| Record extracts |
┄┄┄┄┄┄
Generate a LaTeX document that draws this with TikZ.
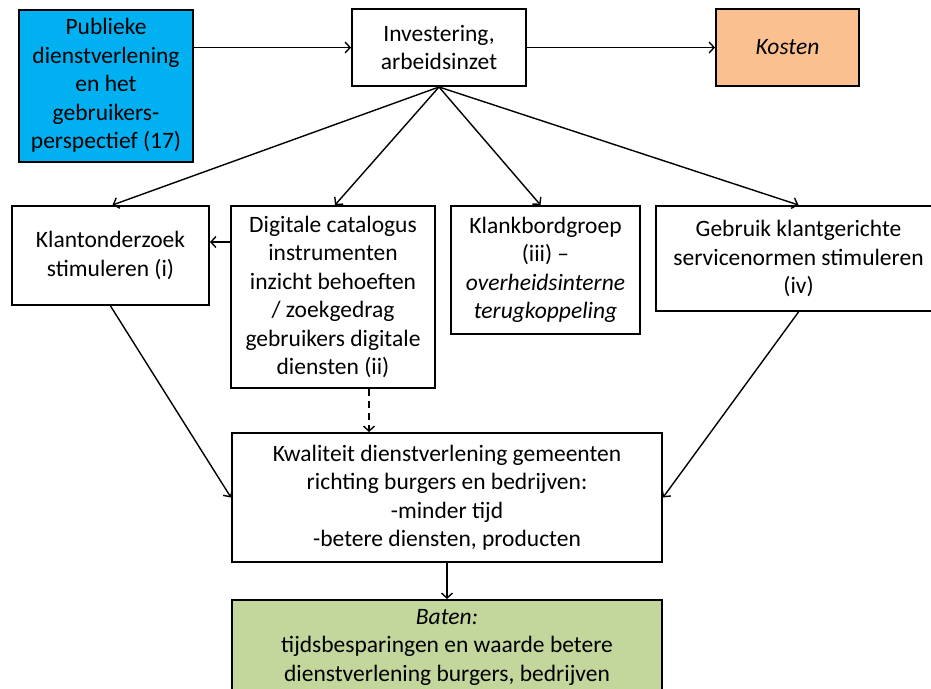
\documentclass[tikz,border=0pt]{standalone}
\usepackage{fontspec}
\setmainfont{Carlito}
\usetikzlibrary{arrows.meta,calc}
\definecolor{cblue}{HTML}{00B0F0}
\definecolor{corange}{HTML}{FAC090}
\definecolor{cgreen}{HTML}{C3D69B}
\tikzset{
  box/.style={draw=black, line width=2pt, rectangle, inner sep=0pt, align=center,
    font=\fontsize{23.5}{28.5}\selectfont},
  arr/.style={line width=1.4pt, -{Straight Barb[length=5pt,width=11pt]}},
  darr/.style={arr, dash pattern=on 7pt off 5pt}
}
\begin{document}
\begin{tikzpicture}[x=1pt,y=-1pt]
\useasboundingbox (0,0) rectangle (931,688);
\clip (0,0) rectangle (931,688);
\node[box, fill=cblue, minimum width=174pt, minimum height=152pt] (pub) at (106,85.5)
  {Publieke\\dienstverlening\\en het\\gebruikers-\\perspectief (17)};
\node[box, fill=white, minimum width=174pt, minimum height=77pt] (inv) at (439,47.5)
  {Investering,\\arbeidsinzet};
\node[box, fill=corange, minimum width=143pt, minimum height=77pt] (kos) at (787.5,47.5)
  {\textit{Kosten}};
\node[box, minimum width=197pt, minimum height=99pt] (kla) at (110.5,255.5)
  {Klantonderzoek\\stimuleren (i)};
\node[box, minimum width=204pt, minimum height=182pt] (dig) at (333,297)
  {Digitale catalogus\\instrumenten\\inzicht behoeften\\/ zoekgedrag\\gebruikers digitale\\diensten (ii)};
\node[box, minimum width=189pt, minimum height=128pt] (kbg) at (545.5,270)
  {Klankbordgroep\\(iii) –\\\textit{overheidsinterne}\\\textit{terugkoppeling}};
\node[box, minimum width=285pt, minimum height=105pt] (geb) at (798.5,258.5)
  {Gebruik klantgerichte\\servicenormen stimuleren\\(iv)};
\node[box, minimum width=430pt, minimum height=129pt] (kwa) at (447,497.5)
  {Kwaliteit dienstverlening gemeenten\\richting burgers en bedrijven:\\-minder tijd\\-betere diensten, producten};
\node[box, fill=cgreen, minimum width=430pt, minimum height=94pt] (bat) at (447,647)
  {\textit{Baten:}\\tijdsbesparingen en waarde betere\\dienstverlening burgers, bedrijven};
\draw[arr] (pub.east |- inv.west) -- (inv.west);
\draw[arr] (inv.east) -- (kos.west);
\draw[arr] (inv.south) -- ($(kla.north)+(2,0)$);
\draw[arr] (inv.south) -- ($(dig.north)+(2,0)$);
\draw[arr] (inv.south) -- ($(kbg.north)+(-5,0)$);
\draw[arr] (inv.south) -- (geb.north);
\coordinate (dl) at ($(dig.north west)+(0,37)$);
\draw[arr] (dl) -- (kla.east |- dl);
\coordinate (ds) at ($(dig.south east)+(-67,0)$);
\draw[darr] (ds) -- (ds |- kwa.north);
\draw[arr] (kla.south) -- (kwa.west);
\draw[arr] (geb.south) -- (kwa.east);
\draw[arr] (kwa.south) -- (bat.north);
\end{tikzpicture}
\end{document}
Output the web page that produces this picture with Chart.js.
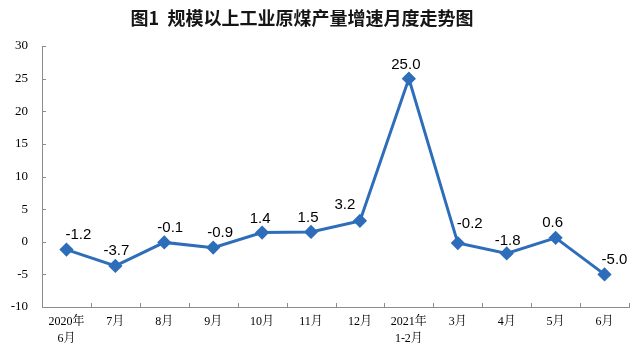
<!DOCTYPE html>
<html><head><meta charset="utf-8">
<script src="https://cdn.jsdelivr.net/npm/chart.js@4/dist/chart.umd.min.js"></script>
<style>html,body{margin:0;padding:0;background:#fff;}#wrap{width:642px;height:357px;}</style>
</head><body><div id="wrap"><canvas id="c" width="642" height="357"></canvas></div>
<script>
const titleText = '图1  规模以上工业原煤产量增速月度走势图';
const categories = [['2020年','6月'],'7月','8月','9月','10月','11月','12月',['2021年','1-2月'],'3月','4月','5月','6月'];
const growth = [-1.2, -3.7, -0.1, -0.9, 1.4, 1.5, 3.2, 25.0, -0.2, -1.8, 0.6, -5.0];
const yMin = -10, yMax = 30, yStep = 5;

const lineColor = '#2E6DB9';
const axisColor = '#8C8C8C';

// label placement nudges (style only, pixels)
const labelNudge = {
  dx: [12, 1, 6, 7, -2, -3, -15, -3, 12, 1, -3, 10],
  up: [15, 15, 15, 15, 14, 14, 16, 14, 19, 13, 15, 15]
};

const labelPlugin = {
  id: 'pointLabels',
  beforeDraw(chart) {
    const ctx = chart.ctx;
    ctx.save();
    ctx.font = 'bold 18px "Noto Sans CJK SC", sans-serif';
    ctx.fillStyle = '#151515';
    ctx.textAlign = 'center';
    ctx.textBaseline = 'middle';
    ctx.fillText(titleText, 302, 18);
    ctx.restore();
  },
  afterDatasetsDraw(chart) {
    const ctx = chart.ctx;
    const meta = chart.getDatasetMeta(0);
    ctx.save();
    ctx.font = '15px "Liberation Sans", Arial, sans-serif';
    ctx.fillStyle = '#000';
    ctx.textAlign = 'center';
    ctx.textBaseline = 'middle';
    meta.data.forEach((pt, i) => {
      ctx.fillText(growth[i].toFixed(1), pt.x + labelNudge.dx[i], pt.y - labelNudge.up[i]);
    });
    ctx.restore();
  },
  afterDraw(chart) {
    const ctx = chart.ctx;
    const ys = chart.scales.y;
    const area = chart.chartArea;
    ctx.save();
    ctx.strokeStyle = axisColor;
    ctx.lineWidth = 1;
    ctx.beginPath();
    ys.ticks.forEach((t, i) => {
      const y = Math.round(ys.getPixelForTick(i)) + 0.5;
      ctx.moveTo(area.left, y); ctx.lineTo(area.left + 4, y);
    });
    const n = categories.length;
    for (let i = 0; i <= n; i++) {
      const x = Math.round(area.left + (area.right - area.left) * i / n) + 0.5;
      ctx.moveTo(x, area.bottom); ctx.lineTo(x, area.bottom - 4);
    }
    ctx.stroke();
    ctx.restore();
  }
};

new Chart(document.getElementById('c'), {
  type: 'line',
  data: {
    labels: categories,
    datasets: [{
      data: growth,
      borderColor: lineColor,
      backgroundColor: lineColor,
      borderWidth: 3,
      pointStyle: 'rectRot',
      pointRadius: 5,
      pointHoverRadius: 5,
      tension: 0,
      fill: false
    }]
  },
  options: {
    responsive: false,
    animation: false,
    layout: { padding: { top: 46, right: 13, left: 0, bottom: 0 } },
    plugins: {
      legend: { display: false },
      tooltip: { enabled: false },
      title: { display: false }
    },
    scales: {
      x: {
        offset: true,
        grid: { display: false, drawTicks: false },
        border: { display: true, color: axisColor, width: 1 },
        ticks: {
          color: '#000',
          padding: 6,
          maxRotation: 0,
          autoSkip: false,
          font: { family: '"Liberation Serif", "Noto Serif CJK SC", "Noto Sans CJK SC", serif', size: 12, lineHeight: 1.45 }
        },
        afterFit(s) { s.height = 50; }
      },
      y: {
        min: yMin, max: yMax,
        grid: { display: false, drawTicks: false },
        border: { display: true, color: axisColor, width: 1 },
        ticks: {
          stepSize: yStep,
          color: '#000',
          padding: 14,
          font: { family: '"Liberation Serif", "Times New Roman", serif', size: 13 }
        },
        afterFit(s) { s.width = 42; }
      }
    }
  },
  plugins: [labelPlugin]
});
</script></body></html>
┄┄┄┄┄┄
| Problem details |
Make an exact reproduction of the listing above, without any pictures.

| The completed task |
Generate a LaTeX document that draws this with TikZ.
\documentclass[tikz,border=0pt]{standalone}
\usepackage{fontspec}
\setmainfont{Carlito}
\usetikzlibrary{arrows.meta,calc}
\definecolor{cblue}{HTML}{00B0F0}
\definecolor{corange}{HTML}{FAC090}
\definecolor{cgreen}{HTML}{C3D69B}
\tikzset{
  box/.style={draw=black, line width=2pt, rectangle, inner sep=0pt, align=center,
    font=\fontsize{23.5}{28.5}\selectfont},
  arr/.style={line width=1.4pt, -{Straight Barb[length=5pt,width=11pt]}},
  darr/.style={arr, dash pattern=on 7pt off 5pt}
}
\begin{document}
\begin{tikzpicture}[x=1pt,y=-1pt]
\useasboundingbox (0,0) rectangle (931,688);
\clip (0,0) rectangle (931,688);
\node[box, fill=cblue, minimum width=174pt, minimum height=152pt] (pub) at (106,85.5)
  {Publieke\\dienstverlening\\en het\\gebruikers-\\perspectief (17)};
\node[box, fill=white, minimum width=174pt, minimum height=77pt] (inv) at (439,47.5)
  {Investering,\\arbeidsinzet};
\node[box, fill=corange, minimum width=143pt, minimum height=77pt] (kos) at (787.5,47.5)
  {\textit{Kosten}};
\node[box, minimum width=197pt, minimum height=99pt] (kla) at (110.5,255.5)
  {Klantonderzoek\\stimuleren (i)};
\node[box, minimum width=204pt, minimum height=182pt] (dig) at (333,297)
  {Digitale catalogus\\instrumenten\\inzicht behoeften\\/ zoekgedrag\\gebruikers digitale\\diensten (ii)};
\node[box, minimum width=189pt, minimum height=128pt] (kbg) at (545.5,270)
  {Klankbordgroep\\(iii) –\\\textit{overheidsinterne}\\\textit{terugkoppeling}};
\node[box, minimum width=285pt, minimum height=105pt] (geb) at (798.5,258.5)
  {Gebruik klantgerichte\\servicenormen stimuleren\\(iv)};
\node[box, minimum width=430pt, minimum height=129pt] (kwa) at (447,497.5)
  {Kwaliteit dienstverlening gemeenten\\richting burgers en bedrijven:\\-minder tijd\\-betere diensten, producten};
\node[box, fill=cgreen, minimum width=430pt, minimum height=94pt] (bat) at (447,647)
  {\textit{Baten:}\\tijdsbesparingen en waarde betere\\dienstverlening burgers, bedrijven};
\draw[arr] (pub.east |- inv.west) -- (inv.west);
\draw[arr] (inv.east) -- (kos.west);
\draw[arr] (inv.south) -- ($(kla.north)+(2,0)$);
\draw[arr] (inv.south) -- ($(dig.north)+(2,0)$);
\draw[arr] (inv.south) -- ($(kbg.north)+(-5,0)$);
\draw[arr] (inv.south) -- (geb.north);
\coordinate (dl) at ($(dig.north west)+(0,37)$);
\draw[arr] (dl) -- (kla.east |- dl);
\coordinate (ds) at ($(dig.south east)+(-67,0)$);
\draw[darr] (ds) -- (ds |- kwa.north);
\draw[arr] (kla.south) -- (kwa.west);
\draw[arr] (geb.south) -- (kwa.east);
\draw[arr] (kwa.south) -- (bat.north);
\end{tikzpicture}
\end{document}
Output the web page that produces this picture with Chart.js.
<!DOCTYPE html>
<html><head><meta charset="utf-8">
<script src="https://cdn.jsdelivr.net/npm/chart.js@4/dist/chart.umd.min.js"></script>
<style>html,body{margin:0;padding:0;background:#fff;}#wrap{width:642px;height:357px;}</style>
</head><body><div id="wrap"><canvas id="c" width="642" height="357"></canvas></div>
<script>
const titleText = '图1  规模以上工业原煤产量增速月度走势图';
const categories = [['2020年','6月'],'7月','8月','9月','10月','11月','12月',['2021年','1-2月'],'3月','4月','5月','6月'];
const growth = [-1.2, -3.7, -0.1, -0.9, 1.4, 1.5, 3.2, 25.0, -0.2, -1.8, 0.6, -5.0];
const yMin = -10, yMax = 30, yStep = 5;

const lineColor = '#2E6DB9';
const axisColor = '#8C8C8C';

// label placement nudges (style only, pixels)
const labelNudge = {
  dx: [12, 1, 6, 7, -2, -3, -15, -3, 12, 1, -3, 10],
  up: [15, 15, 15, 15, 14, 14, 16, 14, 19, 13, 15, 15]
};

const labelPlugin = {
  id: 'pointLabels',
  beforeDraw(chart) {
    const ctx = chart.ctx;
    ctx.save();
    ctx.font = 'bold 18px "Noto Sans CJK SC", sans-serif';
    ctx.fillStyle = '#151515';
    ctx.textAlign = 'center';
    ctx.textBaseline = 'middle';
    ctx.fillText(titleText, 302, 18);
    ctx.restore();
  },
  afterDatasetsDraw(chart) {
    const ctx = chart.ctx;
    const meta = chart.getDatasetMeta(0);
    ctx.save();
    ctx.font = '15px "Liberation Sans", Arial, sans-serif';
    ctx.fillStyle = '#000';
    ctx.textAlign = 'center';
    ctx.textBaseline = 'middle';
    meta.data.forEach((pt, i) => {
      ctx.fillText(growth[i].toFixed(1), pt.x + labelNudge.dx[i], pt.y - labelNudge.up[i]);
    });
    ctx.restore();
  },
  afterDraw(chart) {
    const ctx = chart.ctx;
    const ys = chart.scales.y;
    const area = chart.chartArea;
    ctx.save();
    ctx.strokeStyle = axisColor;
    ctx.lineWidth = 1;
    ctx.beginPath();
    ys.ticks.forEach((t, i) => {
      const y = Math.round(ys.getPixelForTick(i)) + 0.5;
      ctx.moveTo(area.left, y); ctx.lineTo(area.left + 4, y);
    });
    const n = categories.length;
    for (let i = 0; i <= n; i++) {
      const x = Math.round(area.left + (area.right - area.left) * i / n) + 0.5;
      ctx.moveTo(x, area.bottom); ctx.lineTo(x, area.bottom - 4);
    }
    ctx.stroke();
    ctx.restore();
  }
};

new Chart(document.getElementById('c'), {
  type: 'line',
  data: {
    labels: categories,
    datasets: [{
      data: growth,
      borderColor: lineColor,
      backgroundColor: lineColor,
      borderWidth: 3,
      pointStyle: 'rectRot',
      pointRadius: 5,
      pointHoverRadius: 5,
      tension: 0,
      fill: false
    }]
  },
  options: {
    responsive: false,
    animation: false,
    layout: { padding: { top: 46, right: 13, left: 0, bottom: 0 } },
    plugins: {
      legend: { display: false },
      tooltip: { enabled: false },
      title: { display: false }
    },
    scales: {
      x: {
        offset: true,
        grid: { display: false, drawTicks: false },
        border: { display: true, color: axisColor, width: 1 },
        ticks: {
          color: '#000',
          padding: 6,
          maxRotation: 0,
          autoSkip: false,
          font: { family: '"Liberation Serif", "Noto Serif CJK SC", "Noto Sans CJK SC", serif', size: 12, lineHeight: 1.45 }
        },
        afterFit(s) { s.height = 50; }
      },
      y: {
        min: yMin, max: yMax,
        grid: { display: false, drawTicks: false },
        border: { display: true, color: axisColor, width: 1 },
        ticks: {
          stepSize: yStep,
          color: '#000',
          padding: 14,
          font: { family: '"Liberation Serif", "Times New Roman", serif', size: 13 }
        },
        afterFit(s) { s.width = 42; }
      }
    }
  },
  plugins: [labelPlugin]
});
</script></body></html>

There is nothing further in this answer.